- [Your task] Images should be left out, and everything else in the listing reproduced exactly.
>> start
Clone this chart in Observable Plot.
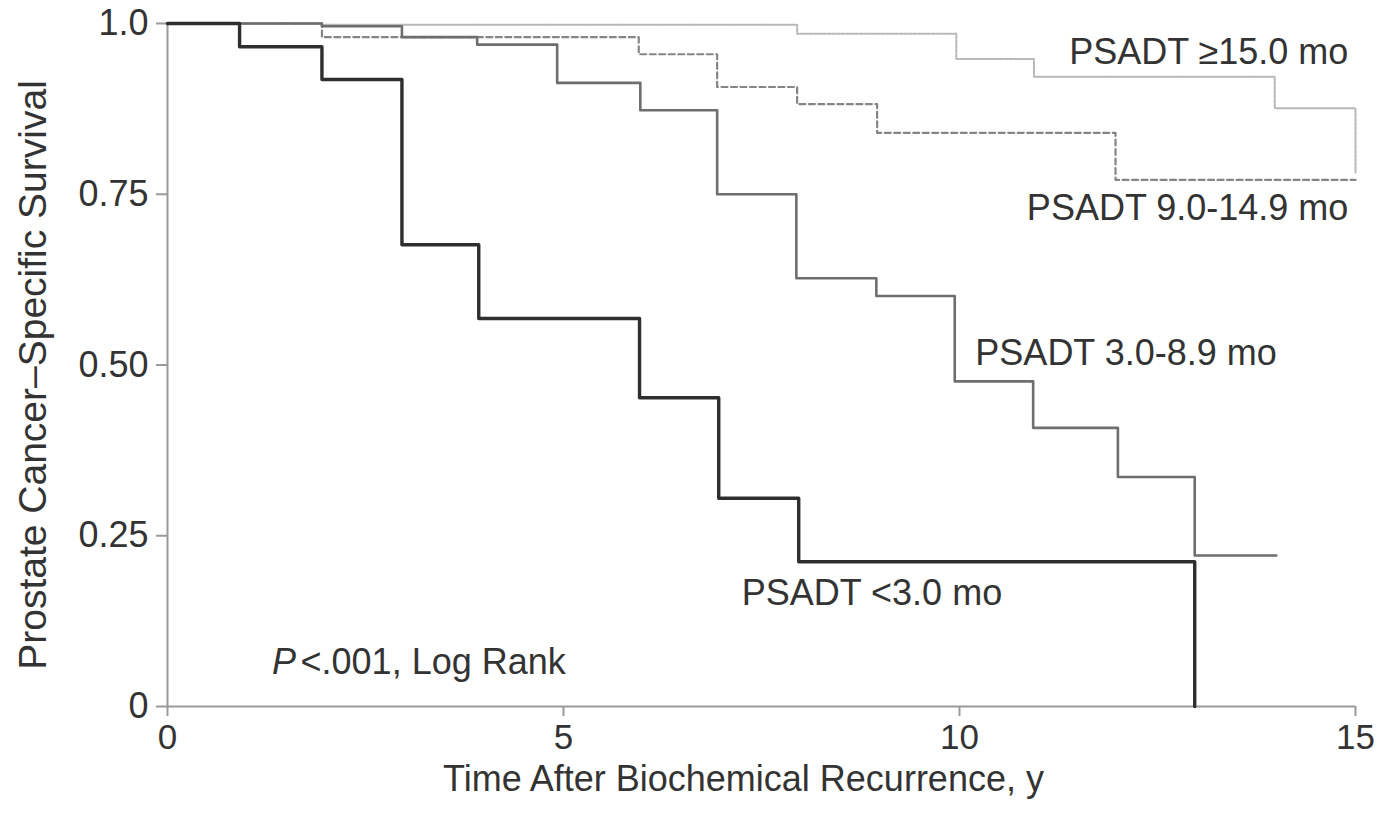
<!DOCTYPE html>
<html>
<head>
<meta charset="utf-8">
<script src="https://cdn.jsdelivr.net/npm/d3@7"></script>
<script src="https://cdn.jsdelivr.net/npm/@observablehq/plot@0.6"></script>
<style>
  html, body { margin: 0; padding: 0; background: #fff; }
</style>
</head>
<body>
<div id="chart"></div>
<script>
// Series names
const seriesNames = ["PSADT <3.0 mo", "PSADT 3.0-8.9 mo", "PSADT 9.0-14.9 mo", "PSADT ≥15.0 mo"];

// Kaplan-Meier steps (time in years, survival fraction)
const timeLt3   = [0, 0.91, 1.95, 2.96, 3.93, 5.96, 6.96, 7.97, 12.97];
const survLt3   = [1, 0.966, 0.918, 0.676, 0.568, 0.452, 0.305, 0.212, 0];

const time3to9  = [0, 1.95, 2.96, 3.91, 4.92, 5.97, 6.94, 7.94, 8.95, 9.94, 10.93, 12.0, 12.97, 14.0];
const surv3to9  = [1, 0.996, 0.98, 0.969, 0.913, 0.873, 0.75, 0.627, 0.601, 0.476, 0.408, 0.336, 0.221, 0.221];

const time9to15 = [0, 1.95, 5.95, 6.94, 7.95, 8.96, 11.97, 15.0];
const surv9to15 = [1, 0.98, 0.955, 0.907, 0.882, 0.84, 0.771, 0.771];

const timeGe15  = [0, 1.95, 7.95, 9.96, 10.94, 13.98, 15.0];
const survGe15  = [1, 0.998, 0.985, 0.948, 0.922, 0.876, 0.782];

// Axis ticks
const xTicks = [0, 5, 10, 15];
const xTickLabels = ["0", "5", "10", "15"];
const yTicks = [0, 0.25, 0.5, 0.75, 1];
const yTickLabels = ["0", "0.25", "0.50", "0.75", "1.0"];

const xTitle = "Time After Biochemical Recurrence, y";
const yTitle = "Prostate Cancer\u2013Specific Survival";
const pItalic = "P";
const pRest = "<.001, Log Rank";

const toRows = (ts, ss) => ts.map((t, i) => ({t, s: ss[i]}));

const font = "'Liberation Sans', Arial, Helvetica, sans-serif";
const txt = "#333";

const chart = Plot.plot({
  width: 1382,
  height: 819,
  marginLeft: 167,
  marginRight: 27,
  marginTop: 23,
  marginBottom: 113,
  style: {fontFamily: font, fontSize: "36px", color: txt, background: "#fff", overflow: "visible"},
  x: {domain: [0, 15]},
  y: {domain: [0, 1]},
  marks: [
    Plot.ruleX([0], {y1: 0, y2: 1, stroke: "#9a9a9a", strokeWidth: 2}),
    Plot.ruleY([0], {x1: 0, x2: 15, stroke: "#9a9a9a", strokeWidth: 2}),
    Plot.axisX({ticks: xTicks, tickSize: 10, tickPadding: 8, stroke: "#9a9a9a", strokeWidth: 2, fill: txt,
                label: null, fontSize: 35, tickFormat: d => xTickLabels[xTicks.indexOf(d)]}),
    Plot.axisY({ticks: yTicks, tickSize: 11, tickPadding: 8, stroke: "#9a9a9a", strokeWidth: 2, fill: txt,
                label: null, tickFormat: d => yTickLabels[yTicks.indexOf(d)]}),

    Plot.line(toRows(timeGe15, survGe15), {x: "t", y: "s", curve: "step-after",
      stroke: "#b8b8b8", strokeWidth: 2, strokeDasharray: "3,1.5"}),
    Plot.line(toRows(time9to15, surv9to15), {x: "t", y: "s", curve: "step-after",
      stroke: "#858585", strokeWidth: 2.2, strokeDasharray: "6,3.5"}),
    Plot.line(toRows(time3to9, surv3to9), {x: "t", y: "s", curve: "step-after",
      stroke: "#6e6e6e", strokeWidth: 2.6}),
    Plot.line(toRows(timeLt3, survLt3), {x: "t", y: "s", curve: "step-after",
      stroke: "#2e2e2e", strokeWidth: 3.4}),

    Plot.text([seriesNames[3]], {text: d => d, x: 14.91, y: 0.958, textAnchor: "end", lineAnchor: "middle", fill: txt, fontSize: 36}),
    Plot.text([seriesNames[2]], {text: d => d, x: 14.91, y: 0.7295, textAnchor: "end", lineAnchor: "middle", fill: txt, fontSize: 36}),
    Plot.text([seriesNames[1]], {text: d => d, x: 10.2, y: 0.5166, textAnchor: "start", lineAnchor: "middle", fill: txt, fontSize: 36}),
    Plot.text([seriesNames[0]], {text: d => d, x: 7.25, y: 0.166, textAnchor: "start", lineAnchor: "middle", fill: txt, fontSize: 36}),

    Plot.text([pItalic], {text: d => d, x: 1.32, y: 0.064, textAnchor: "start", lineAnchor: "middle", fill: txt, fontSize: 36, fontStyle: "italic"}),
    Plot.text([pRest], {text: d => d, x: 1.68, y: 0.064, textAnchor: "start", lineAnchor: "middle", fill: txt, fontSize: 36}),

    Plot.text([xTitle], {text: d => d, frameAnchor: "bottom", dx: -18, dy: 73, textAnchor: "middle", lineAnchor: "middle", fill: txt, fontSize: 36}),
    Plot.text([yTitle], {text: d => d, frameAnchor: "left", rotate: -90, dx: -134, dy: 10, textAnchor: "middle", lineAnchor: "middle", fill: txt, fontSize: 39})
  ]
});
document.getElementById("chart").appendChild(chart);
</script>
</body>
</html>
>> end
- [Response]
Clone this chart in Observable Plot.
<!DOCTYPE html>
<html>
<head>
<meta charset="utf-8">
<script src="https://cdn.jsdelivr.net/npm/d3@7"></script>
<script src="https://cdn.jsdelivr.net/npm/@observablehq/plot@0.6"></script>
<style>
  html, body { margin: 0; padding: 0; background: #fff; }
</style>
</head>
<body>
<div id="chart"></div>
<script>
// Series names
const seriesNames = ["PSADT <3.0 mo", "PSADT 3.0-8.9 mo", "PSADT 9.0-14.9 mo", "PSADT ≥15.0 mo"];

// Kaplan-Meier steps (time in years, survival fraction)
const timeLt3   = [0, 0.91, 1.95, 2.96, 3.93, 5.96, 6.96, 7.97, 12.97];
const survLt3   = [1, 0.966, 0.918, 0.676, 0.568, 0.452, 0.305, 0.212, 0];

const time3to9  = [0, 1.95, 2.96, 3.91, 4.92, 5.97, 6.94, 7.94, 8.95, 9.94, 10.93, 12.0, 12.97, 14.0];
const surv3to9  = [1, 0.996, 0.98, 0.969, 0.913, 0.873, 0.75, 0.627, 0.601, 0.476, 0.408, 0.336, 0.221, 0.221];

const time9to15 = [0, 1.95, 5.95, 6.94, 7.95, 8.96, 11.97, 15.0];
const surv9to15 = [1, 0.98, 0.955, 0.907, 0.882, 0.84, 0.771, 0.771];

const timeGe15  = [0, 1.95, 7.95, 9.96, 10.94, 13.98, 15.0];
const survGe15  = [1, 0.998, 0.985, 0.948, 0.922, 0.876, 0.782];

// Axis ticks
const xTicks = [0, 5, 10, 15];
const xTickLabels = ["0", "5", "10", "15"];
const yTicks = [0, 0.25, 0.5, 0.75, 1];
const yTickLabels = ["0", "0.25", "0.50", "0.75", "1.0"];

const xTitle = "Time After Biochemical Recurrence, y";
const yTitle = "Prostate Cancer\u2013Specific Survival";
const pItalic = "P";
const pRest = "<.001, Log Rank";

const toRows = (ts, ss) => ts.map((t, i) => ({t, s: ss[i]}));

const font = "'Liberation Sans', Arial, Helvetica, sans-serif";
const txt = "#333";

const chart = Plot.plot({
  width: 1382,
  height: 819,
  marginLeft: 167,
  marginRight: 27,
  marginTop: 23,
  marginBottom: 113,
  style: {fontFamily: font, fontSize: "36px", color: txt, background: "#fff", overflow: "visible"},
  x: {domain: [0, 15]},
  y: {domain: [0, 1]},
  marks: [
    Plot.ruleX([0], {y1: 0, y2: 1, stroke: "#9a9a9a", strokeWidth: 2}),
    Plot.ruleY([0], {x1: 0, x2: 15, stroke: "#9a9a9a", strokeWidth: 2}),
    Plot.axisX({ticks: xTicks, tickSize: 10, tickPadding: 8, stroke: "#9a9a9a", strokeWidth: 2, fill: txt,
                label: null, fontSize: 35, tickFormat: d => xTickLabels[xTicks.indexOf(d)]}),
    Plot.axisY({ticks: yTicks, tickSize: 11, tickPadding: 8, stroke: "#9a9a9a", strokeWidth: 2, fill: txt,
                label: null, tickFormat: d => yTickLabels[yTicks.indexOf(d)]}),

    Plot.line(toRows(timeGe15, survGe15), {x: "t", y: "s", curve: "step-after",
      stroke: "#b8b8b8", strokeWidth: 2, strokeDasharray: "3,1.5"}),
    Plot.line(toRows(time9to15, surv9to15), {x: "t", y: "s", curve: "step-after",
      stroke: "#858585", strokeWidth: 2.2, strokeDasharray: "6,3.5"}),
    Plot.line(toRows(time3to9, surv3to9), {x: "t", y: "s", curve: "step-after",
      stroke: "#6e6e6e", strokeWidth: 2.6}),
    Plot.line(toRows(timeLt3, survLt3), {x: "t", y: "s", curve: "step-after",
      stroke: "#2e2e2e", strokeWidth: 3.4}),

    Plot.text([seriesNames[3]], {text: d => d, x: 14.91, y: 0.958, textAnchor: "end", lineAnchor: "middle", fill: txt, fontSize: 36}),
    Plot.text([seriesNames[2]], {text: d => d, x: 14.91, y: 0.7295, textAnchor: "end", lineAnchor: "middle", fill: txt, fontSize: 36}),
    Plot.text([seriesNames[1]], {text: d => d, x: 10.2, y: 0.5166, textAnchor: "start", lineAnchor: "middle", fill: txt, fontSize: 36}),
    Plot.text([seriesNames[0]], {text: d => d, x: 7.25, y: 0.166, textAnchor: "start", lineAnchor: "middle", fill: txt, fontSize: 36}),

    Plot.text([pItalic], {text: d => d, x: 1.32, y: 0.064, textAnchor: "start", lineAnchor: "middle", fill: txt, fontSize: 36, fontStyle: "italic"}),
    Plot.text([pRest], {text: d => d, x: 1.68, y: 0.064, textAnchor: "start", lineAnchor: "middle", fill: txt, fontSize: 36}),

    Plot.text([xTitle], {text: d => d, frameAnchor: "bottom", dx: -18, dy: 73, textAnchor: "middle", lineAnchor: "middle", fill: txt, fontSize: 36}),
    Plot.text([yTitle], {text: d => d, frameAnchor: "left", rotate: -90, dx: -134, dy: 10, textAnchor: "middle", lineAnchor: "middle", fill: txt, fontSize: 39})
  ]
});
document.getElementById("chart").appendChild(chart);
</script>
</body>
</html>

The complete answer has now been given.